L’église Saint-Gérard Dédiée à Saint Gérard de Majella, de style néo-roman ottonien, elle fut construite de 1906 à 1908 sous la direction de l’architecte Klein. Les cloches ont été réquisitionnées par l’occupant lors de la Seconde Guerre mondiale. Le 16 février 1949, on procéda à l’inauguration et au baptême des nouvelles cloches.

Diesen

Diesen et son moulin sont mentionnés dès 1422, mais le village, situé en bordure de la forêt du Warndt, ne se développa qu’au XVIIe siècle. En 1718, Jean Georges, seigneur de Boucheporn, céda le “Hof zu Diesen” au Comte Charles-Louis de Sarrebruck qui vendit la même année 1/5 des champs du ban. En 1758, Diesen comptait 16 maisons et le moulin banal. Jusqu’en 1766, le village fit donc partie du comté de Sarrebruck-Nassau. Puis la localité fut comprise dans la baronnie d’Ueberherrn créée en 1767 par Louis XV. En 1790, elle devint commune et appartint successivement aux cantons de Berus, de Bisten (Sarre), de Sarrelouis, puis de 1815 à 1829 à celui de Bouzonville. Cependant, de 1811 à 1954, elle constitua l’annexe de Porcelette. En 1954, elle redevint commune autonome, rattachée au canton de Saint-Avold.

Du point de vue cultuel, nous ignorons l’existence d’édifices religieux, bien que la localité fût marquée par les cultes protestant et catholique. Une chapelle, dédiée à la Vierge, ne fut élevée qu’en 1792. Remaniée en 1900, elle fut sérieusement endommagée pendant la dernière guerre et fut complètement démolie en 1957.

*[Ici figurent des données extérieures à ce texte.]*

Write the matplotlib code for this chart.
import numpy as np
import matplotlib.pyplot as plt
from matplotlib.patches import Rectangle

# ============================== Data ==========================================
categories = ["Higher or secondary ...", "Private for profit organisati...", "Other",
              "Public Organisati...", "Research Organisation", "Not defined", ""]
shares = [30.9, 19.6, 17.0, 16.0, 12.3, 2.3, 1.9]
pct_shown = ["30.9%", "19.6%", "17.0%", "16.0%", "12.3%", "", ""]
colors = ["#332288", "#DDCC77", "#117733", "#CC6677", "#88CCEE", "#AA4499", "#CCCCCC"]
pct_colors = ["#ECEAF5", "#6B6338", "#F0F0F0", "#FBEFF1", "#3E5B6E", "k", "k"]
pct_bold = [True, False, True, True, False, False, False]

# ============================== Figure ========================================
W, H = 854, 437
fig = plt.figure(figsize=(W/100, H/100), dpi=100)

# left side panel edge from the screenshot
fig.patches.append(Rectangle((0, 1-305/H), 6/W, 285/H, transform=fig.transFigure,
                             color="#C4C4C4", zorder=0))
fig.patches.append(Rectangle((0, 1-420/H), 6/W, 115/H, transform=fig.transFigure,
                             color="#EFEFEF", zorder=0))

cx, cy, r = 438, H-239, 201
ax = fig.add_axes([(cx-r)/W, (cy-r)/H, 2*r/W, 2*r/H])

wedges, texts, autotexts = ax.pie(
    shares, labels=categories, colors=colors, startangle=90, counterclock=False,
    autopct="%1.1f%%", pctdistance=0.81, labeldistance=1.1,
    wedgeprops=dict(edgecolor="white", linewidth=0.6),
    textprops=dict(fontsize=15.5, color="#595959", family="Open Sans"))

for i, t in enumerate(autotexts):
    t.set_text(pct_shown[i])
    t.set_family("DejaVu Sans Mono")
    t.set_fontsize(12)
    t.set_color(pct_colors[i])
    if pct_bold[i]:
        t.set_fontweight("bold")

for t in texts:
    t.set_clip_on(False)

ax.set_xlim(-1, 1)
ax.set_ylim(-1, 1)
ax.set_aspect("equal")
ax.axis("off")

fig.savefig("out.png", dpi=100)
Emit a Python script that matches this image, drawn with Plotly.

Comme ses voisines, la commune fut évacuée le 1er septembre 1939 dans le département de la Vienne. La mairie se replia à Vivonne. Le village fut libéré par les Américains le 18 novembre 1944. Le nombre d’habitants de cette commune est passé de 180 en 1844 à un peu plus de 1 100 aujourd’hui.

L’église Saint-Antoine construite en 1958-1959 sur les plans de l’architecte Ch. Sommermatter de Freyming. Sa construction avait été rendue nécessaire par l’extension du village et la construction de cités minières à partir de 1948.